Selasa, 15 Desember 2009

What My Dog Taught Me about Responsible Pet Ownership


By Julia Williams

In a perfect world, every pet would have a responsible owner. Our companion animals bring so much joy and love into our lives, it’s the least we can do for them in return. Why then, do so many of these wonderful creatures find themselves living with humans who are not responsible pet owners? Although intentional neglect does occur, sometimes people are just simply unaware of how to properly care for an animal. They may have jumped feet first into pet ownership without thinking about what an animal needs to be happy and healthy. It’s still sad though, because the animal pays the price regardless.

I am an animal lover to my core, and it pains me to admit that I was a less than responsible pet owner once. I didn’t do it deliberately, and at the time I didn’t even know I wasn’t being a responsible pet owner. Yet ignorance is no excuse, and although my story had a happy ending, I’m still ashamed I didn’t know better.

Growing up in the country, we had a dog, two Shetland ponies and several cats. I felt a deep kinship with all animals, but surprisingly never bonded with any of the family pets. When I was 18, I lived alone in an apartment that belonged to my Mom. I’d been volunteering for my local animal shelter for a few months when the most adorable little puppy came in. Every time I walked by this puppy’s cage, my heart melted. I wanted this puppy more than I can remember wanting anything else in my young life.

Thinking only of that desire, I adopted this puppy. I didn’t consider the consequences; I didn’t think about what it meant to be responsible for an animal who would depend on me for every single thing; I didn’t contemplate the future in any way, shape or form. Nowadays, I think shelters are stricter about who they approve for adoptions, but at the time I don’t think anyone questioned my ability to care for this poodle-mix pup.

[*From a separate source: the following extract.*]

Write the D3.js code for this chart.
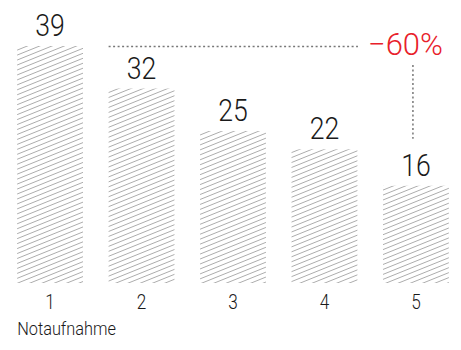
<!DOCTYPE html>
<html>
<head>
<meta charset="utf-8">
<script src="https://cdn.jsdelivr.net/npm/d3@7"></script>
<style>
  body { margin: 0; background: #fff; }
  text { font-family: Roboto, "Liberation Sans", Arial, sans-serif; font-weight: 300; }
</style>
</head>
<body>
<div id="chart"></div>
<script>
// data
var categories = ["1", "2", "3", "4", "5"];
var values = [39, 32, 25, 22, 16];
var changeLabel = "\u221260%";
var axisTitle = "Notaufnahme";

var width = 461, height = 350;
const margin = {top: 46, right: 3, bottom: 66, left: 8};
const squeeze = 0.86; // condensed look

var svg = d3.select("#chart")
     .append("svg")
     .attr("width", width)
     .attr("height", height);

// hatch pattern
svg.append("defs")
     .append("pattern")
     .attr("id", "hatch")
     .attr("patternUnits", "userSpaceOnUse")
     .attr("width", 10)
     .attr("height", 4.6)
     .attr("patternTransform", "rotate(-22)")
     .append("line")
     .attr("x1", 0).attr("x2", 10)
     .attr("y1", 2.3).attr("y2", 2.3)
     .attr("stroke", "#a6a6a6")
     .attr("stroke-width", 0.9);

var x = d3.scaleBand()
     .domain(categories)
     .range([margin.left, width - margin.right])
     .paddingInner(0.28)
     .paddingOuter(0.1);

var y = d3.scaleLinear()
     .domain([0, d3.max(values)])
     .range([height - margin.bottom - 1, margin.top]);

var data = categories.map(function(c, i) { return {cat: c, val: values[i]}; });

function place(px, py, s) {
     return "translate(" + px + "," + py + ") scale(" + (s || squeeze) + ",1)";
}

// bars
svg.selectAll(".bar")
     .data(data)
     .enter()
     .append("rect")
     .attr("class", "bar")
     .attr("x", function(d) { return x(d.cat); })
     .attr("y", function(d) { return y(d.val); })
     .attr("width", x.bandwidth())
     .attr("height", function(d) { return y(0) - y(d.val); })
     .attr("fill", "url(#hatch)");

// value labels
svg.selectAll(".val")
     .data(data)
     .enter()
     .append("text")
     .attr("class", "val")
     .attr("transform", function(d) { return place(x(d.cat) + x.bandwidth() / 2, y(d.val) - 10); })
     .attr("text-anchor", "middle")
     .attr("font-size", 31)
     .attr("fill", "#1a1a1a")
     .text(function(d) { return d.val; });

// x axis labels
svg.selectAll(".tick-label")
     .data(categories)
     .enter()
     .append("text")
     .attr("class", "tick-label")
     .attr("transform", function(d) { return place(x(d) + x.bandwidth() / 2, 309); })
     .attr("text-anchor", "middle")
     .attr("font-size", 20)
     .attr("fill", "#1a1a1a")
     .text(function(d) { return d; });

svg.append("text")
     .attr("transform", place(x(categories[0]), 335))
     .attr("font-size", 19)
     .attr("fill", "#1a1a1a")
     .text(axisTitle);

// change annotation
var first = data[0], last = data[data.length - 1];
var lastCx = x(last.cat) + x.bandwidth() / 2;

svg.append("line")
     .attr("x1", x(categories[1]))
     .attr("x2", lastCx - 58)
     .attr("y1", y(first.val) + 0.5)
     .attr("y2", y(first.val) + 0.5)
     .attr("stroke", "#777")
     .attr("stroke-width", 1.5)
     .attr("stroke-dasharray", "2,2.5");

svg.append("text")
     .attr("transform", place(443, y(first.val) + 9, 1))
     .attr("text-anchor", "end")
     .attr("font-size", 31)
     .attr("fill", "#e8202a")
     .text(changeLabel);

svg.append("line")
     .attr("x1", lastCx - 3)
     .attr("x2", lastCx - 3)
     .attr("y1", 65)
     .attr("y2", y(last.val) - 47)
     .attr("stroke", "#777")
     .attr("stroke-width", 1.5)
     .attr("stroke-dasharray", "2,2.5");
</script>
</body>
</html>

In terms of providing PJ with proper nutrition and vet care, I was a responsible pet owner. But I didn’t have a clue how to raise my puppy to become a well-behaved and well-trained dog. In truth, I didn’t even think about it. Blissfully unaware of what responsible pet ownership really entailed, PJ and I lived quite happily together for a year.

Then one day, I decided I was tired of the simple life. I packed my minuscule belongings and my dog into my car and moved to a big city, to share an apartment with my best friend from high school. She was happy to have me as her roommate, but not so thrilled to live with my dog. It certainly didn’t help that at 19, I was more interested in going out to meet people, attending rock concerts and having fun, than I was with spending quality time with my dog. Walking PJ was a chore, and I didn’t do it nearly often enough.

PJ did what any young, energetic dog would do in her situation. While I was away all day at work, she ransacked the apartment. She got into the garbage and scattered it everywhere. She chewed holes in our clothes and shredded the sofa cushions. PJ was bored, and she destroyed anything she could get her paws on. Coming home day after day to a trashed apartment began to take its toll on me, and on my relationships with both PJ and my roommate.

At the time, I felt that the responsible thing to do was to find PJ a new home, one where she could get the attention she deserved and obviously craved. I gave PJ to this sweet old couple who had no children. I knew they would dote on her, and she’d be so happy. Still, I dearly loved PJ, and letting her go broke my heart. It brings tears to my eyes even now, as I write this. Much older and wiser now, I can’t help but wonder “what might have been,” had I only known what responsible pet ownership really meant.

The most important thing my dog PJ taught me, is that the time to learn about responsible pet ownership is long before you decide to adopt that cute puppy or kitten. Long before you bring them home, you need to educate yourself on every aspect of pet ownership and care. You also need to take an honest look at yourself and your capability to be a good pet parent. I didn’t do either of those things, and PJ paid the price.